Sur les frais de justice :
9. Il y a lieu, dans les circonstances de l'espèce, de mettre à la charge de l'Etat une somme de 1 500 euros sur le fondement de l'article L. 761-1 du code de justice administrative.
DECIDE :
Article 1er : Le jugement du Tribunal administratif de Paris n° 1619309/3-3 du 27 juin 2017 est annulé.
Article 2 : L'Etat est condamné à verser à M. D...et Mme E...la somme de 3 000 euros, assortie des intérêts au taux légal à compter du 2 août 2016, eux-mêmes capitalisés à compter de la date à laquelle ils ont été dus pour au moins une année, soit le 2 août 2017.

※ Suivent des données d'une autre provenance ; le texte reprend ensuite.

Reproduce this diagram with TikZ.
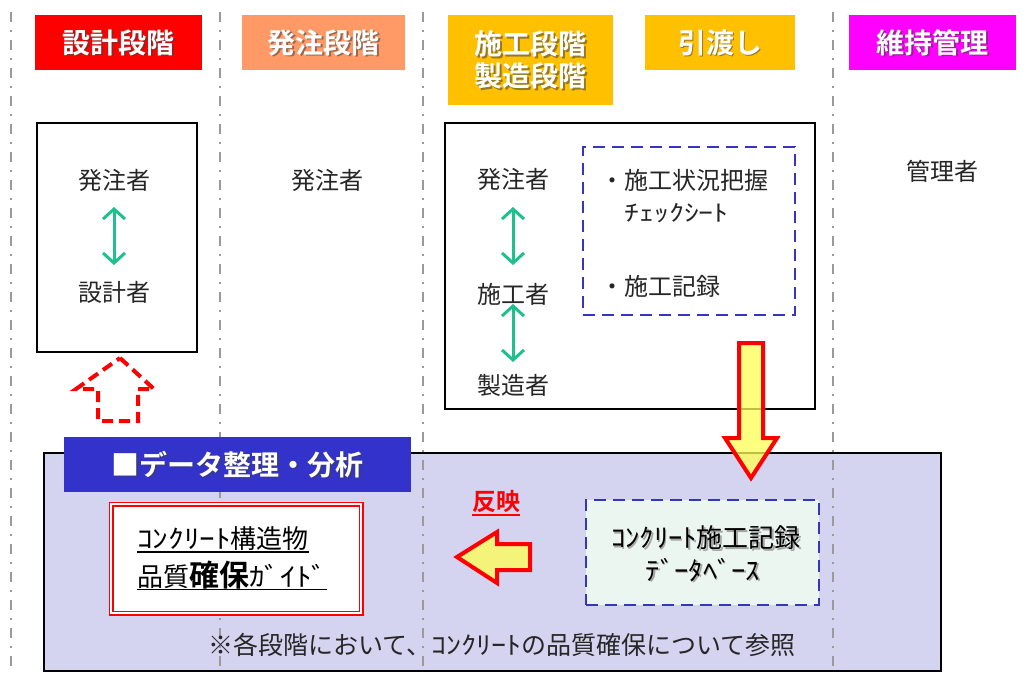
\documentclass[tikz,border=0pt]{standalone}
\usepackage{fontspec}
\usepackage{graphicx}
\setmainfont{Noto Sans CJK JP}[BoldFont={Noto Sans CJK JP Bold}]
\usetikzlibrary{arrows.meta}
\definecolor{hred}{HTML}{FF0000}
\definecolor{horange}{HTML}{FF9966}
\definecolor{hgold}{HTML}{FFC000}
\definecolor{hmag}{HTML}{FF00FF}
\definecolor{lav}{HTML}{D4D4F0}
\definecolor{tbar}{HTML}{3333CC}
\definecolor{dblue}{HTML}{3535BE}
\definecolor{mint}{HTML}{ECF6F1}
\definecolor{grn}{HTML}{1EC08E}
\definecolor{vline}{HTML}{9A9A9A}
\definecolor{ayel}{HTML}{FFFF55}
\newcommand{\hkana}[2][1.2]{\scalebox{#1}[1]{#2}}
\begin{document}
\begin{tikzpicture}[x=1pt,y=-1pt,
  hbox/.style={inner sep=0pt, minimum height=55pt},
  htext/.style={text=white, font=\bfseries\fontsize{28}{32}\selectfont, align=center, inner sep=0pt},
  hshadow/.style={text=black!75, opacity=0.55, font=\bfseries\fontsize{28}{32}\selectfont, align=center, inner sep=0pt},
  role/.style={font=\fontsize{24}{28}\selectfont, inner sep=0pt, text=black!85},
  frame/.style={draw=black, line width=2pt, inner sep=0pt},
  garrow/.style={draw=grn, line width=3pt, {Straight Barb[length=10pt,width=22pt]}-{Straight Barb[length=10pt,width=22pt]}},
  bluedash/.style={draw=dblue, line width=2.5pt, dash pattern=on 12pt off 7pt, inner sep=0pt},
  phase/.style={draw=vline, line width=2pt, dash pattern=on 10pt off 7.5pt on 2.5pt off 8pt},
  blockarrow/.style={draw=red, line width=4pt, fill=ayel, fill opacity=0.75, line join=miter},
  dbtext/.style={inner sep=0pt, font=\fontsize{26}{30}\selectfont, text=black},
  dbshadow/.style={inner sep=0pt, font=\fontsize{26}{30}\selectfont, text=black!35},
]
\useasboundingbox (0,0) rectangle (1028,673);
\fill[white] (0,0) rectangle (1028,673);

% bottom data box
\node[frame, fill=lav, minimum width=897pt, minimum height=218pt] (data) at (492.5,562) {};

% phase separators
\foreach \x in {11,220,423,833} \draw[phase] (\x,12) -- (\x,668);

% headers
\node[hbox, fill=hred, minimum width=167pt] (h1) at (118.5,42.5) {};
\node[hshadow] (h1s) at ([shift={(1.5,1.5)}]h1.center) {設計段階};
\node[htext] (h1t) at (h1.center) {設計段階};

\node[hbox, fill=horange, minimum width=163pt] (h2) at (323.5,42.5) {};
\node[hshadow] (h2s) at ([shift={(1.5,1.5)}]h2.center) {発注段階};
\node[htext] (h2t) at (h2.center) {発注段階};

\node[hbox, fill=hgold, minimum width=165pt, minimum height=90pt] (h3) at (530.5,60) {};
\node[hshadow] (h3s) at ([shift={(1.5,1.5)}]h3.center) {施工段階\\製造段階};
\node[htext] (h3t) at (h3.center) {施工段階\\製造段階};

\node[hbox, fill=hgold, minimum width=150pt] (h4) at (720,42.5) {};
\node[hshadow] (h4s) at ([shift={(1.5,1.5)}]h4.center) {引渡し};
\node[htext] (h4t) at (h4.center) {引渡し};

\node[hbox, fill=hmag, minimum width=167pt] (h5) at (932.5,42.5) {};
\node[hshadow] (h5s) at ([shift={(1.5,1.5)}]h5.center) {維持管理};
\node[htext] (h5t) at (h5.center) {維持管理};

% design stage box
\node[frame, fill=white, minimum width=160pt, minimum height=229pt] (box1) at (117,237.5) {};
\node[role] (b1a) at (114,180) {発注者};
\node[role] (b1b) at (114,292) {設計者};
\draw[garrow] ([yshift=-27pt]b1a.center) -- ([yshift=27pt]b1b.center);

% order stage
\node[role] (c2) at (327,180) {発注者};

% construction stage box
\node[frame, fill=white, minimum width=370pt, minimum height=286pt] (box3) at (630,266) {};
\node[role] (b3a) at (513,179) {発注者};
\node[role] (b3b) at (513,294) {施工者};
\node[role] (b3c) at (513,385) {製造者};
\draw[garrow] ([yshift=-28pt]b3a.center) -- ([yshift=29pt]b3b.center);
\draw[garrow] ([yshift=-10pt]b3b.center) -- ([yshift=23pt]b3c.center);

\node[bluedash, minimum width=212pt, minimum height=168pt] (rec) at (689,231) {};
\node[role, anchor=west] (r1) at (600,180) {・施工状況把握};
\node[role, anchor=west, font=\fontsize{23}{26}\selectfont] (r2) at (624,213) {\hkana[1.3]{ﾁｪｯｸｼｰﾄ}};
\node[role, anchor=west] (r3) at (600,286) {・施工記録};

% maintenance
\node[role] (c5) at (942,171) {管理者};

% red dashed up arrow
\draw[red, line width=4pt, dash pattern=on 11pt off 6pt, line join=miter]
  (120,358) -- (154,389) -- (138,389) -- (138,421) -- (98,421) -- (98,389) -- (76,389) -- cycle;

% down block arrow
\draw[blockarrow] (739,343) -- (763,343) -- (763,438) -- (777,438) -- (751,478) -- (725,438) -- (739,438) -- cycle;

% title bar
\node[inner sep=0pt, fill=tbar, minimum width=347pt, minimum height=55pt] (tb) at (237.5,464.5) {};
\node[hshadow] (tbs) at ([shift={(1.5,1.5)}]tb.center) {■データ整理・分析};
\node[htext] (tbt) at (tb.center) {■データ整理・分析};

% guide box
\node[draw=red, line width=1.5pt, double=white, double distance=2pt, fill=white,
      minimum width=250pt, minimum height=109pt, inner sep=0pt] (guide) at (236,558.5) {};
\node[anchor=west, inner sep=0pt, font=\fontsize{26}{30}\selectfont] (g1) at (137,539) {\hkana{ｺﾝｸﾘｰﾄ}構造物};
\node[anchor=west, inner sep=0pt] (g2) at (137,575) {{\fontsize{26}{30}\selectfont 品質}{\bfseries\fontsize{30}{34}\selectfont 確保}{\fontsize{26}{30}\selectfont\hkana{ｶﾞｲﾄﾞ}}};
\draw[line width=1.3pt] ([yshift=-3pt]g1.base west) -- ([yshift=-3pt]g1.base east);
\draw[line width=1.3pt] ([yshift=-3pt]g2.base west) -- ([yshift=-3pt]g2.base east);

% reflect
\node[inner sep=0pt, text=red, font=\bfseries\fontsize{24}{28}\selectfont] (hanei) at (496,502) {反映};
\draw[red, line width=1.5pt] ([yshift=-4pt]hanei.base west) -- ([yshift=-4pt]hanei.base east);
\draw[blockarrow] (530,544) -- (497,544) -- (497,532) -- (457,557) -- (497,583) -- (497,570) -- (530,570) -- cycle;

% database
\node[bluedash, fill=mint, minimum width=233pt, minimum height=105pt] (db) at (702.5,552.5) {};
\node[dbshadow] (d1s) at ([shift={(1.5,1.5)}]706,538) {\hkana[1.1]{ｺﾝｸﾘｰﾄ}施工記録};
\node[dbtext] (d1) at (706,538) {\hkana[1.1]{ｺﾝｸﾘｰﾄ}施工記録};
\node[dbshadow] (d2s) at ([shift={(1.5,1.5)}]703,570) {\hkana[1.1]{ﾃﾞｰﾀﾍﾞｰｽ}};
\node[dbtext] (d2) at (703,570) {\hkana[1.1]{ﾃﾞｰﾀﾍﾞｰｽ}};

% note
\node[inner sep=0pt, font=\fontsize{25}{28}\selectfont, text=black!85] (note) at (502,645) {※各段階において、\hkana{ｺﾝｸﾘｰﾄ}の品質確保について参照};
\end{tikzpicture}
\end{document}
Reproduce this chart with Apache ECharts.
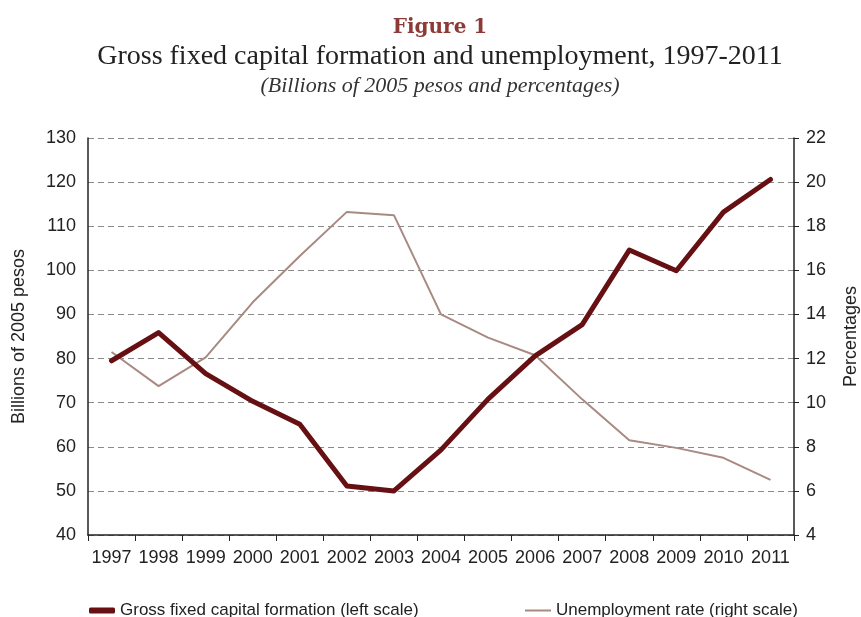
<!DOCTYPE html>
<html><head><meta charset="utf-8">
<script src="https://cdn.jsdelivr.net/npm/echarts@6/dist/echarts.min.js"></script>
<style>html,body{margin:0;padding:0;background:#fff}#c{width:861px;height:617px}</style>
</head><body><div id="c"></div>
<script>
const years = ['1997','1998','1999','2000','2001','2002','2003','2004','2005','2006','2007','2008','2009','2010','2011'];
const gfcf = [79.5, 85.9, 76.6, 70.3, 65.1, 51.1, 50.0, 59.3, 70.8, 80.6, 87.7, 104.6, 99.9, 113.2, 120.6];
const unemployment = [12.3, 10.75, 12.05, 14.55, 16.65, 18.65, 18.5, 14.0, 12.95, 12.15, 10.15, 8.3, 7.95, 7.5, 6.5];
const leftTicks = {min: 40, max: 130, interval: 10};
const rightTicks = {min: 4, max: 22, interval: 2};

const narrow = "'Liberation Sans Narrow', 'Arial Narrow', 'Liberation Sans', sans-serif";
const serif = "'DejaVu Serif', 'Liberation Serif', serif";
const chart = echarts.init(document.getElementById('c'));
chart.setOption({
  animation: false,
  title: [
    {text: 'Figure 1', left: 435, top: 13, textAlign: 'center',
     textStyle: {fontFamily: serif, fontSize: 20, fontWeight: 'bold', color: '#8b3a36'}},
    {text: 'Gross fixed capital formation and unemployment, 1997-2011', left: 435, top: 38, textAlign: 'center',
     textStyle: {fontFamily: "'Liberation Serif', serif", fontSize: 28, fontWeight: 'normal', color: '#222'}},
    {text: '(Billions of 2005 pesos and percentages)', left: 435, top: 70, textAlign: 'center',
     textStyle: {fontFamily: "'Liberation Serif', serif", fontSize: 22, fontStyle: 'italic', fontWeight: 'normal', color: '#333'}}
  ],
  grid: {left: 88, right: 67, top: 138, bottom: 82, containLabel: false, outerBoundsMode: 'none'},
  legend: [
    {data: [{name: 'Gross fixed capital formation (left scale)'}], left: 84, top: 597, icon: 'roundRect',
     itemWidth: 26, itemHeight: 6, itemGap: 6,
     textStyle: {fontFamily: narrow, fontSize: 17, color: '#222'}},
    {data: [{name: 'Unemployment rate (right scale)'}], left: 520, top: 597, icon: 'rect',
     itemWidth: 26, itemHeight: 2, itemGap: 6,
     textStyle: {fontFamily: narrow, fontSize: 17, color: '#222'}}
  ],
  xAxis: {
    type: 'category', data: years, boundaryGap: true,
    axisLine: {lineStyle: {color: '#222', width: 1.5}},
    axisTick: {show: true, length: 6, alignWithLabel: false, lineStyle: {color: '#222'}},
    axisLabel: {fontFamily: narrow, fontSize: 18, color: '#222', margin: 14, interval: 0}
  },
  yAxis: [
    {type: 'value', min: leftTicks.min, max: leftTicks.max, interval: leftTicks.interval,
     name: 'Billions of 2005 pesos', nameLocation: 'middle', nameGap: 60, nameRotate: 90,
     nameTextStyle: {fontFamily: narrow, fontSize: 18, color: '#222'},
     axisLine: {show: true, lineStyle: {color: '#222', width: 1.5}},
     axisTick: {show: false},
     axisLabel: {fontFamily: narrow, fontSize: 18, color: '#222', margin: 12},
     splitLine: {show: true, lineStyle: {color: '#8a8a8a', type: [6, 4], width: 1}}},
    {type: 'value', min: rightTicks.min, max: rightTicks.max, interval: rightTicks.interval,
     position: 'right',
     name: 'Percentages', nameLocation: 'middle', nameGap: 48, nameRotate: 90,
     nameTextStyle: {fontFamily: narrow, fontSize: 18, color: '#222'},
     axisLine: {show: true, lineStyle: {color: '#222', width: 1.5}},
     axisTick: {show: true, length: 5, lineStyle: {color: '#222'}},
     axisLabel: {fontFamily: narrow, fontSize: 18, color: '#222', margin: 12},
     splitLine: {show: false}}
  ],
  series: [
    {name: 'Gross fixed capital formation (left scale)', type: 'line', yAxisIndex: 0, data: gfcf,
     symbol: 'none', lineStyle: {color: '#661013', width: 5, cap: 'round', join: 'round'},
     itemStyle: {color: '#661013'}, z: 3},
    {name: 'Unemployment rate (right scale)', type: 'line', yAxisIndex: 1, data: unemployment,
     symbol: 'none', lineStyle: {color: '#a98a82', width: 2},
     itemStyle: {color: '#a98a82'}, z: 2}
  ]
});
</script></body></html>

Article 3 : L'Etat versera à M. D...et Mme E...la somme de 1 500 euros en application des dispositions de l'article L. 761-1 du code de justice administrative.
Article 4 : Le présent arrêt sera notifié à M. C...D..., à Mme A...E..., au préfet de police et au ministre de l'intérieur.
Délibéré après l'audience du 28 septembre 2018, à laquelle siégeaient :
- M. Even, président de chambre,
- Mme Hamon, premier conseiller,
- Mme d'Argenlieu, premier conseiller.
Lu en audience publique, le 18 octobre 2018.
Le rapporteur,
L. d'ARGENLIEULe président,
B. EVENLe greffier,
S. GASPARLa République mande et ordonne au ministre de l'intérieur en ce qui le concerne ou à tous huissiers de justice à ce requis en ce qui concerne les voies de droit commun contre les parties privées, de pourvoir à l'exécution de la présente décision.